The Transition to CSS
By John Cellini
Published on July 17, 2006
The phrase "separating content from presentation" and its variations have been kicked around the web design community for the last couple of years. The phrase describes an approach to web design in which the markup (HTML or XHTML) of a web page contains the structure and content, but does not define its visual layout or presentation. The presentation of the web page is defined by external stylesheets. Cascading Style Sheets (CSS) is the most popular language used today by web designers for web page presentation.
Web designers have been going through an exciting transition for the last few years. Although some web designers still rely entirely on HTML (and many of its deprecated tags) to structure, layout, and format their web pages, most web designers have made the transition to cascading style sheets to layout and style their web sites. There are many benefits in using CSS.
If you look at the source code for the title of this article, here's what you see:
<h1>The Transition to CSS </h1>
You see just an opening and closing heading tag, <h1> </h1>, without any further markup. The title is formatted and styled with an external stylesheet that is linked to the web page. If you look in the head area of the source code, you will see the reference to the style sheet:
<link rel="stylesheet" type="text/css" href="stylesheets/styles.css" />
The rule that defines the formatting for my title is in a file called styles.css located in my stylesheets folder. The presentation and layout for my entire web site is centralized in this css file.
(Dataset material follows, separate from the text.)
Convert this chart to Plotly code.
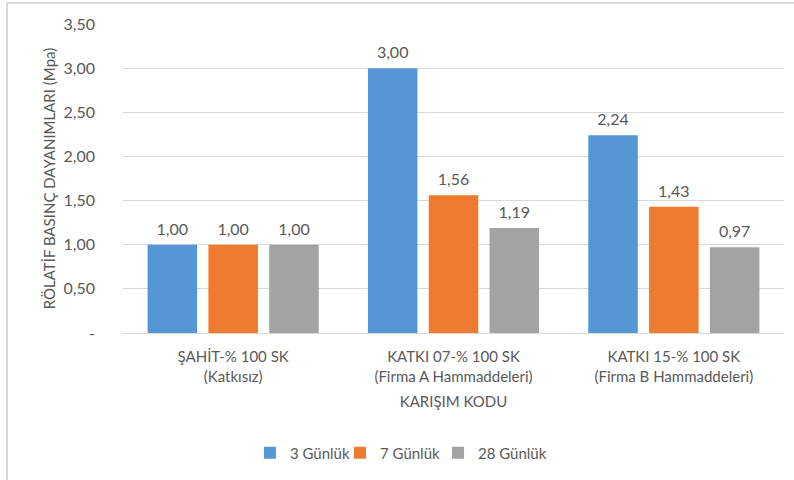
import plotly.graph_objects as go

# Mix codes (x categories) and relative compressive strengths per curing age
categories = [
    "ŞAHİT-% 100 SK<br>(Katkısız)",
    "KATKI 07-% 100 SK<br>(Firma A Hammaddeleri)",
    "KATKI 15-% 100 SK<br>(Firma B Hammaddeleri)",
]
series_names = ["3 Günlük", "7 Günlük", "28 Günlük"]
day3 = [1.00, 3.00, 2.24]
day7 = [1.00, 1.56, 1.43]
day28 = [1.00, 1.19, 0.97]
tick_values = [0, 0.5, 1.0, 1.5, 2.0, 2.5, 3.0, 3.5]
tick_labels = ["-", "0,50", "1,00", "1,50", "2,00", "2,50", "3,00", "3,50"]

colors = ["#5597d5", "#ee7b2e", "#a3a3a3"]
text_color = "#595959"
font_family = "Lato, 'Open Sans', sans-serif"
gap = 0.172

legend_ids = ["legend", "legend2", "legend3"]
legend_x = [0.192, 0.3283, 0.4766]

fig = go.Figure()
for i, (name, vals, col) in enumerate(zip(series_names, [day3, day7, day28], colors)):
    fig.add_trace(go.Bar(
        x=categories,
        y=vals,
        name=name,
        offsetgroup=str(i),
        legend=legend_ids[i],
        marker=dict(color=col, line=dict(width=0)),
        hoverinfo="skip",
    ))

# Value labels floating above each bar
for i, vals in enumerate([day3, day7, day28]):
    fig.add_trace(go.Scatter(
        x=categories,
        y=vals,
        mode="markers+text",
        offsetgroup=str(i),
        marker=dict(size=8, opacity=0),
        texttemplate="%{y:.2f}",
        textposition="top center",
        textfont=dict(size=16, color=text_color, family=font_family),
        showlegend=False,
        hoverinfo="skip",
        cliponaxis=False,
    ))

legend_style = dict(
    orientation="h",
    xanchor="left",
    y=-0.388,
    yanchor="middle",
    font=dict(size=15, color=text_color),
    bgcolor="rgba(0,0,0,0)",
)

fig.update_layout(
    width=794,
    height=480,
    margin=dict(l=123, r=10, t=24, b=147),
    paper_bgcolor="white",
    plot_bgcolor="white",
    separators=",.",
    barmode="group",
    scattermode="group",
    bargap=gap,
    scattergap=gap,
    bargroupgap=0.186,
    font=dict(family=font_family, size=16, color=text_color),
    showlegend=True,
    legend=dict(x=legend_x[0], **legend_style),
    legend2=dict(x=legend_x[1], **legend_style),
    legend3=dict(x=legend_x[2], **legend_style),
    xaxis=dict(
        showgrid=False,
        showline=True,
        linecolor="#d9d9d9",
        linewidth=1,
        ticks="",
        ticklabelstandoff=10,
        tickfont=dict(size=15, color=text_color),
        title=dict(text="KARIŞIM KODU", font=dict(size=15, color=text_color), standoff=12),
    ),
    yaxis=dict(
        range=[0, 3.5],
        tickvals=tick_values,
        ticktext=tick_labels,
        showgrid=True,
        gridcolor="#d9d9d9",
        gridwidth=1,
        zeroline=False,
        showline=False,
        ticks="",
        ticklen=0,
        ticklabelstandoff=27,
        tickfont=dict(size=16, color=text_color),
        title=dict(text="RÖLATİF BASINÇ DAYANIMLARI (Mpa)", font=dict(size=15, color=text_color), standoff=4),
    ),
    shapes=[
        dict(type="rect", xref="paper", yref="paper",
             x0=-0.1755, x1=1.2, y0=-0.6, y1=1.068,
             line=dict(color="#d9d9d9", width=2), layer="below"),
    ],
)

fig.write_html("out.html")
Let's look at the CSS rule that "styles" my title (CSS rules consist of selectors and declarations enclosed in curly brackets):
h1 {
font: 160% Arial, Helvetica, sans-serif;
font-weight: bold;
color: #3130E3;
text-align: left;
border-bottom: 1px solid #3130E3;
margin-bottom: 10px;
padding-bottom: 6px;
}
This example defines the style for all h1 tags throughout my entire web site. One of the most common uses of CSS is redefining HTML tags.